Students have also started their own groups in protest of this legislation, reclaiming the space that was lost.
BLISSS, which stands for BIPOC LGBTQIA+ Individuals Seeking Safe Spaces, is one of the many groups started at Florida Atlantic, and which developed in protest of the various bills signed by DeSantis. Others include FAU Lavender Alliance, OUT FAU, and FAU Action Coalition, which was later dismantled after the bills passed and funding was halted, Briskey shared.

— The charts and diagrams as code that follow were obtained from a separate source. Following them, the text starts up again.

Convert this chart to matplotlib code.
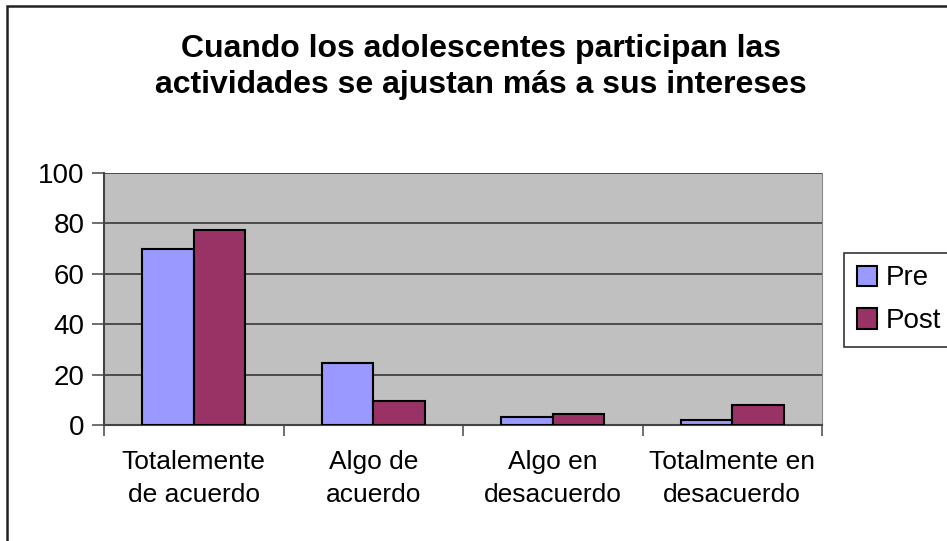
import matplotlib
matplotlib.use("Agg")
import matplotlib.pyplot as plt
from matplotlib.patches import Rectangle
import numpy as np

categories = ["Totalemente\nde acuerdo", "Algo de\nacuerdo", "Algo en\ndesacuerdo", "Totalmente en\ndesacuerdo"]
series_names = ["Pre", "Post"]
pre_values = [70, 24.5, 3, 2]
post_values = [77.5, 9.5, 4.5, 8]
yticks = [0, 20, 40, 60, 80, 100]
title = "Cuando los adolescentes participan las\nactividades se ajustan más a sus intereses"

plt.rcParams['font.family'] = ['Liberation Sans', 'DejaVu Sans']

W, H = 947, 541
fig = plt.figure(figsize=(W / 100, H / 100), dpi=100)
fig.patch.set_facecolor('white')

# chart area border
fig.patches.append(Rectangle((7 / W, 0 - 0.1), 1.2, (H - 6) / H + 0.1, transform=fig.transFigure,
                             fill=False, edgecolor='#222222', linewidth=1.8))

left, right, top, bottom = 104, 822, 173, 425
ax = fig.add_axes([left / W, (H - bottom) / H, (right - left) / W, (bottom - top) / H])
ax.set_facecolor('#C0C0C0')

x = np.arange(len(categories))
w = 1 / 3.5
ax.bar(x - w / 2, pre_values, w, color='#9999FF', edgecolor='black', linewidth=1.5, label=series_names[0], zorder=3)
ax.bar(x + w / 2, post_values, w, color='#993366', edgecolor='black', linewidth=1.5, label=series_names[1], zorder=3)

ax.set_xlim(-0.5, len(categories) - 0.5)
ax.set_ylim(0, 100)
ax.set_yticks(yticks)
ax.yaxis.grid(True, color='#383838', linewidth=1.2, zorder=1)
ax.set_axisbelow(True)

ax.set_xticks(np.arange(len(categories) + 1) - 0.5)
ax.set_xticklabels([])
ax.set_xticks(x, minor=True)
ax.set_xticklabels(categories, minor=True, fontsize=19, linespacing=1.5)
ax.tick_params(axis='x', which='minor', length=0, pad=18)
ax.tick_params(axis='x', which='major', length=8, width=1.2, color='#555555', direction='out')
ax.tick_params(axis='y', length=9, width=1.2, color='#555555', direction='out', labelsize=20, pad=5)

ax.spines['top'].set_visible(False)
ax.spines['right'].set_color('#888888')
ax.spines['left'].set_color('#444444')
ax.spines['left'].set_linewidth(1.5)
ax.spines['bottom'].set_color('#444444')
ax.spines['bottom'].set_linewidth(1.5)

fig.text(481 / W, 1 - 67 / H, title, ha='center', va='center', fontsize=23, fontweight='bold', linespacing=1.3)

leg = fig.legend(loc='upper left', bbox_to_anchor=(844 / W, 1 - 253 / H), fontsize=20,
                 frameon=True, fancybox=False, handlelength=0.75, handleheight=0.75,
                 handletextpad=0.3, borderpad=0.45, labelspacing=0.6, borderaxespad=0)
leg.get_frame().set_edgecolor('black')
leg.get_frame().set_linewidth(1.2)

fig.savefig('out.png', dpi=100)
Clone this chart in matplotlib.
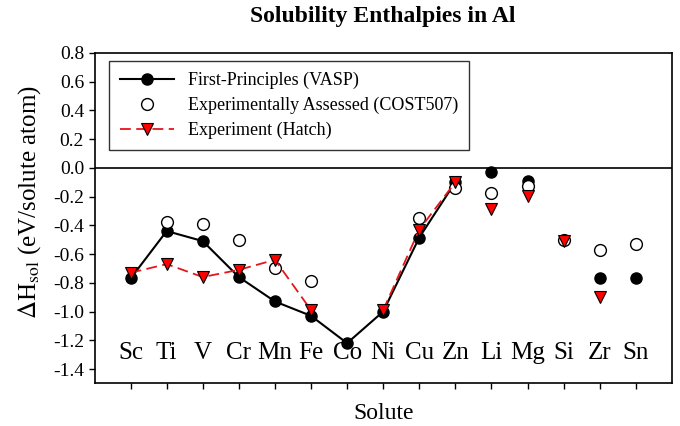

“We like to serve as a safe space or as another queer serving organization on campus, but what does set us apart from the other queer organizations on campus, is that we focus on the more multicultural aspect of it, we like to embrace your sexual identity as well as embrace your cultural background,” said Tyler Doll, BLISSS marketing coordinator. “We want to form a space where people of color can come and just express themselves and just be together.”
Despite all attempts from government officials and legislation to shut them down, students hope to continue growing their organizations and creating safe spaces for generations of students to come.
“The only thing I can really really ultimately hope for is students, not only on campus but reaching out to the community outside of campus. I’m hoping that all of these student organizations can do something like that, create a pipeline so that when these students do graduate, they can get and stay active in the community,” Briskey said.
“I don’t want to see DEI out in the state of Florida, because that is what created who I am today,” he continued.
“It does suck that the space [the center for IDEAS] is closed, but I think the one thing that people like me, or queer students in general can do is make a home with whatever they got,” Doll said, “because the home is where you take it.”